Bien que d’importants efforts aient été déployés pour sensibiliser les filles et la communauté dans son ensemble aux dangers des MGF, a expliqué M. Timpson, il faut en faire plus pour s’assurer que ceux qui encouragent cette pratique aient à répondre de leurs actes devant la loi, les MGF étant interdites en vertu de la Section 14 de la loi sur les enfants.
Préoccupations de sécurité
D’après Ahmed Hussein, directeur des services de protection de l’enfance, sous l’autorité du ministère des Sexes, le gouvernement et ses partenaires ont fourni suffisamment de vivres pour permettre aux filles de s’alimenter pendant deux semaines.
« Le conseil consultatif régional fait tout ce qui est en son pouvoir pour assurer que ces filles sont en sécurité, et des consultations sont en cours pour veiller à ce qu’elles reprennent l’école, à la rentrée », a affirmé M. Hussein. « Nous allons prendre les mesures nécessaires pour assurer qu’elles puissent rentrer chez elles en toute sécurité et pour faire en sorte qu’elles puissent poursuivre leur formation éducative ».
D’après M. Timpson, les responsables des autorités régionales devraient faire en sorte que ces filles ne soient pas battues, ni excisées à leur retour chez elles, « et la loi devrait être invoquée face aux pères et aux leaders dévoyés des communautés ».

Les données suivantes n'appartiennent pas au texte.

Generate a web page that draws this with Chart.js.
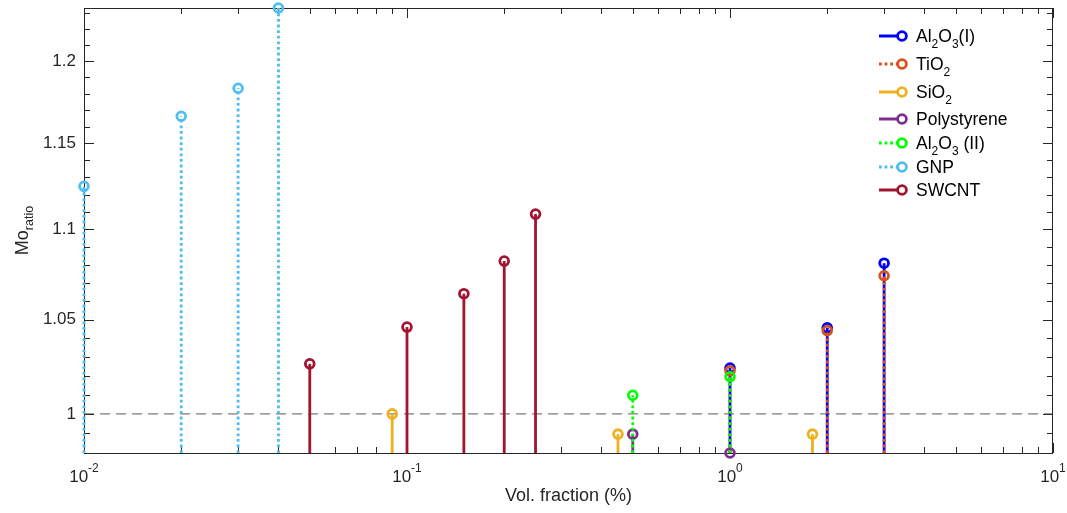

Des secours ont été apportés aux filles à la fois par le gouvernement et par certaines organisations telles que World Vision, l’Eglise Maranatha et leurs partenaires suédois. D’autres organismes participent également aux efforts visant à promouvoir l’abandon des MGF/E dans la région de Kuria : Action Aid, ADRA ou encore GTZ/MOH et World Vision.

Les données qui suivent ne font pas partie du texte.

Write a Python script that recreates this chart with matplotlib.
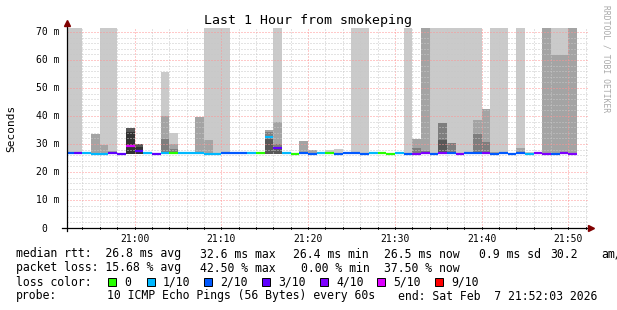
"""Smokeping 'Last 1 Hour' latency graph, rrdtool look."""

import matplotlib

matplotlib.use("Agg")
import matplotlib.pyplot as plt
import numpy as np
from matplotlib.patches import Rectangle

W, H = 617, 310
NA = np.nan
OFF = 80.0  # smoke above the top of the graph, clipped by rrdtool

# one step per minute, start minute relative to 21:00
step_start = list(range(-8, 51))

median_ms = [
    26.7, 26.7, 26.7, 26.4, 26.4, 26.7, 26.4, 29.1, 27.4, 26.7,
    26.4, 26.7, 26.7, 26.7, 26.7, 26.7, 26.4, 26.4, 26.7, 26.7,
    26.7, 26.7, 26.7, 32.4, 28.7, 26.7, 26.4, 26.7, 26.4, 26.7,
    26.7, 26.4, 26.7, 26.7, 26.4, 26.7, 26.7, 26.4, 26.7, 26.4,
    26.4, 26.7, 26.4, 26.7, 26.7, 26.4, 26.7, 26.7, 26.7, 26.4,
    26.7, 26.4, 26.7, 26.4, 26.7, 26.4, 26.4, 26.7, 26.4,
]
loss_bucket = [
    "2/10", "3/10", "1/10", "1/10", "1/10", "3/10", "3/10", "5/10", "3/10", "1/10",
    "3/10", "1/10", "0", "1/10", "1/10", "1/10", "1/10", "1/10", "2/10", "2/10",
    "2/10", "1/10", "0", "1/10", "3/10", "1/10", "0", "2/10", "2/10", "1/10",
    "0", "2/10", "2/10", "2/10", "2/10", "1/10", "0", "0", "1/10", "2/10",
    "4/10", "4/10", "2/10", "4/10", "2/10", "4/10", "2/10", "2/10", "4/10", "2/10",
    "2/10", "2/10", "2/10", "1/10", "4/10", "4/10", "2/10", "4/10", "4/10",
]

# smoke: top of each grey band (outermost ping pair first)
smoke_light = [
    OFF, OFF, NA, NA, OFF, OFF, NA, NA, NA, NA,
    NA, 55.8, 33.9, NA, NA, NA, OFF, OFF, OFF, NA,
    NA, NA, NA, NA, OFF, NA, NA, NA, NA, NA,
    27.9, 28.2, NA, OFF, OFF, NA, NA, NA, NA, OFF,
    NA, NA, OFF, OFF, OFF, OFF, OFF, OFF, NA, OFF,
    OFF, NA, OFF, 27.3, NA, NA, OFF, OFF, NA,
]
smoke_mid = [
    NA, NA, NA, 33.7, 29.6, 27.6, NA, NA, NA, NA,
    NA, 40.0, 29.9, NA, NA, 39.8, 31.4, NA, 27.2, NA,
    NA, NA, NA, 35.0, 37.8, NA, NA, 31.1, 27.9, NA,
    NA, NA, NA, NA, NA, NA, NA, NA, NA, NA,
    31.8, OFF, NA, NA, NA, NA, NA, 38.6, 42.5, 27.2,
    NA, NA, 28.7, NA, NA, OFF, 61.8, 61.8, OFF,
]
smoke_dark = [
    NA, NA, NA, NA, NA, NA, NA, NA, NA, NA,
    NA, 31.8, 28.1, NA, NA, NA, NA, NA, NA, NA,
    NA, NA, NA, 34.4, 30.0, NA, NA, NA, NA, NA,
    NA, NA, NA, NA, NA, NA, NA, NA, NA, NA,
    28.6, 27.5, NA, 37.5, 30.4, NA, NA, 33.7, 30.7, NA,
    NA, NA, NA, NA, NA, NA, NA, NA, NA,
]
smoke_darker = [
    NA, NA, NA, NA, NA, NA, NA, 35.7, 30.1, NA,
    NA, NA, NA, NA, NA, NA, NA, NA, NA, NA,
    NA, NA, NA, 31.8, 28.5, NA, NA, NA, NA, NA,
    NA, NA, NA, NA, NA, NA, NA, NA, NA, NA,
    NA, NA, NA, 31.4, NA, NA, NA, NA, NA, NA,
    NA, NA, NA, NA, NA, NA, NA, NA, NA,
]
smoke_darkest = [
    NA, NA, NA, NA, NA, NA, NA, 34.4, 29.0, NA,
    NA, NA, NA, NA, NA, NA, NA, NA, NA, NA,
    NA, NA, NA, NA, NA, NA, NA, NA, NA, NA,
    NA, NA, NA, NA, NA, NA, NA, NA, NA, NA,
    NA, NA, NA, NA, NA, NA, NA, NA, NA, NA,
    NA, NA, NA, NA, NA, NA, NA, NA, NA,
]
SMOKE_FLOOR = 26.3

loss_labels = ["0", "1/10", "2/10", "3/10", "4/10", "5/10", "9/10"]
loss_colors = ["#26ff00", "#00b8ff", "#0059ff", "#5e00ff", "#7e00ff", "#dd00ff", "#ff0000"]

x_ticks = [0, 10, 20, 30, 40, 50]
x_tick_labels = ["21:00", "21:10", "21:20", "21:30", "21:40", "21:50"]
y_ticks = [0, 10, 20, 30, 40, 50, 60, 70]
y_tick_labels = ["0", "10 m", "20 m", "30 m", "40 m", "50 m", "60 m", "70 m"]

title = "Last 1 Hour from smokeping"
# legend rows, each a list of GPRINT-like items
rtt_items = ["median rtt:  26.8 ms avg", "32.6 ms max", "26.4 ms min", "26.5 ms now",
             "0.9 ms sd", "30.2", "am/s"]
loss_items = ["packet loss: 15.68 % avg", "42.50 % max", "0.00 % min", "37.50 % now"]
probe_items = ["probe:", "10 ICMP Echo Pings (56 Bytes) every 60s",
               "end: Sat Feb  7 21:52:03 2026"]

MONO = "DejaVu Sans Mono"
SHADES = ["#cacaca", "#a4a4a4", "#7e7e7e", "#585858", "#323232"]
MINOR_GRID = "#c8c8c8"
MAJOR_GRID = "#ff9494"
ARROW = "#800000"
LEGEND_SIZE = 8.3

fig = plt.figure(figsize=(W / 100, H / 100), dpi=100)
fig.patch.set_facecolor("white")
# plot area: x 67..588 px, y 28..228 px
ax = fig.add_axes([67 / W, (H - 228) / H, 521 / W, 200 / H])
ax.set_xlim(-7.78, 52.25)
ax.set_ylim(0, 71.4)
ax.set_axis_off()

# smoke, outer (light) pairs first so the inner ones end up on top
for tops, shade in zip([smoke_light, smoke_mid, smoke_dark, smoke_darker, smoke_darkest], SHADES):
    tops = np.array(tops)
    ok = ~np.isnan(tops)
    ax.bar(np.array(step_start)[ok], tops[ok] - SMOKE_FLOOR, width=1.0, bottom=SMOKE_FLOOR,
           align="edge", color=shade, linewidth=0, zorder=1)

# dotted grid on top of the smoke
for m in range(-6, 53, 2):
    ax.axvline(m, color=MAJOR_GRID if m % 10 == 0 else MINOR_GRID,
               linestyle=(0, (1, 2)), linewidth=0.72, zorder=2)
for v in range(2, 71, 2):
    ax.axhline(v, color=MAJOR_GRID if v % 10 == 0 else MINOR_GRID,
               linestyle=(0, (1, 2)), linewidth=0.72, zorder=2)

# median, coloured by loss bucket
color_of = dict(zip(loss_labels, loss_colors))
ax.hlines(median_ms, step_start, np.array(step_start) + 1,
          colors=[color_of[b] for b in loss_bucket], linewidth=1.6, zorder=3, capstyle="butt")

# axes with rrdtool arrows
ax.plot([-8.35, 52.45], [0, 0], color="black", linewidth=0.9, clip_on=False, zorder=4)
ax.plot([-7.78, -7.78], [-1.2, 72.5], color="black", linewidth=0.9, clip_on=False, zorder=4)
ax.plot([52.55], [0], marker=">", markersize=4, color=ARROW, clip_on=False, zorder=5)
ax.plot([-7.78], [73.2], marker="^", markersize=4, color=ARROW, clip_on=False, zorder=5)
for m in range(-6, 53, 2):
    ax.plot([m, m], [-0.5, 0.5], color="black", linewidth=0.6, clip_on=False, zorder=4)


def px(x, y):
    return x / W, 1 - y / H


for m, lab in zip(x_ticks, x_tick_labels):
    xp = 67 + (m + 7.78) / 60.03 * 521
    fig.text(*px(xp, 241.7), lab, ha="center", va="baseline", family=MONO, size=7)
for v, lab in zip(y_ticks, y_tick_labels):
    yp = 228 - v * 200 / 71.4
    fig.text(*px(59.5 if v else 47.5, yp + 3.5), lab, ha="right", va="baseline",
             family=MONO, size=7)

fig.text(*px(308, 24), title, ha="center", va="baseline", family=MONO, size=9.5)
fig.text(*px(11, 128), "Seconds", rotation=90, ha="center", va="center", family=MONO, size=8)
fig.text(*px(606, 59), "RRDTOOL / TOBI OETIKER", rotation=270, ha="center", va="center",
         family=MONO, size=5.8, color="#a8a8a8")

baselines = [257.5, 271.5, 285.5, 299.5]
rows = [
    (rtt_items, [16, 200, 293, 384, 479, 550, 601]),
    (loss_items, [16, 200, 301, 384]),
    (["loss color:"], [16]),
    (probe_items, [16, 107, 398]),
]
for (items, xs), yb in zip(rows, baselines):
    for item, xp in zip(items, xs):
        fig.text(*px(xp, yb), item, ha="left", va="baseline", family=MONO, size=LEGEND_SIZE)

# loss colour boxes
box_x = [108, 146.5, 204, 262, 320, 377, 435]
for bx, lab, col in zip(box_x, loss_labels, loss_colors):
    fig.patches.append(Rectangle(px(bx, baselines[2]), 8 / W, 8 / H, transform=fig.transFigure,
                                 facecolor=col, edgecolor="black", linewidth=0.7))
    fig.text(*px(bx + 16, baselines[2]), lab, ha="left", va="baseline", family=MONO,
             size=LEGEND_SIZE)

fig.savefig("out.png", dpi=100)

D’après une étude menée pour le compte de l’UNICEF, cette pratique est encore observée dans la plupart des régions du Kenya. « Les preuves dont on dispose indiquent que l’excision reste monnaie courante, en particulier dans les régions rurales et chez les femmes moins instruites », selon l’étude, menée pour le compte de l’UNICEF par Anne Khasakhala de l’Institut d’étude et de recherche démographiques de l’université de Nairobi.
Cela s’explique principalement par la célébration et le festin qui accompagnent la cérémonie, et par les richesses offertes par la mariée au cours des négociations matrimoniales, selon Mme Khasakhala.
Le taux de prévalence des MGF dans les deux régions de Kuria se situe entre 75 et 90 pour cent, selon l’étude, l’âge de l’excision variant entre 12 et 14 ans. « Il semblerait que la communauté se réfugie encore derrière une histoire, une tradition et des cultures qui dictent qu’une fille, lorsqu’elle n’est pas excisée, risque de tomber enceinte et de déshonorer ainsi sa famille », peut-on lire dans l’étude, qui fait également état d’une stigmatisation des filles qui ne se soumettent pas aux MGF/E.
L’étude recommande d’éduquer les parents et la communauté, afin que les filles non-excisées ne soient plus victimes de discrimination.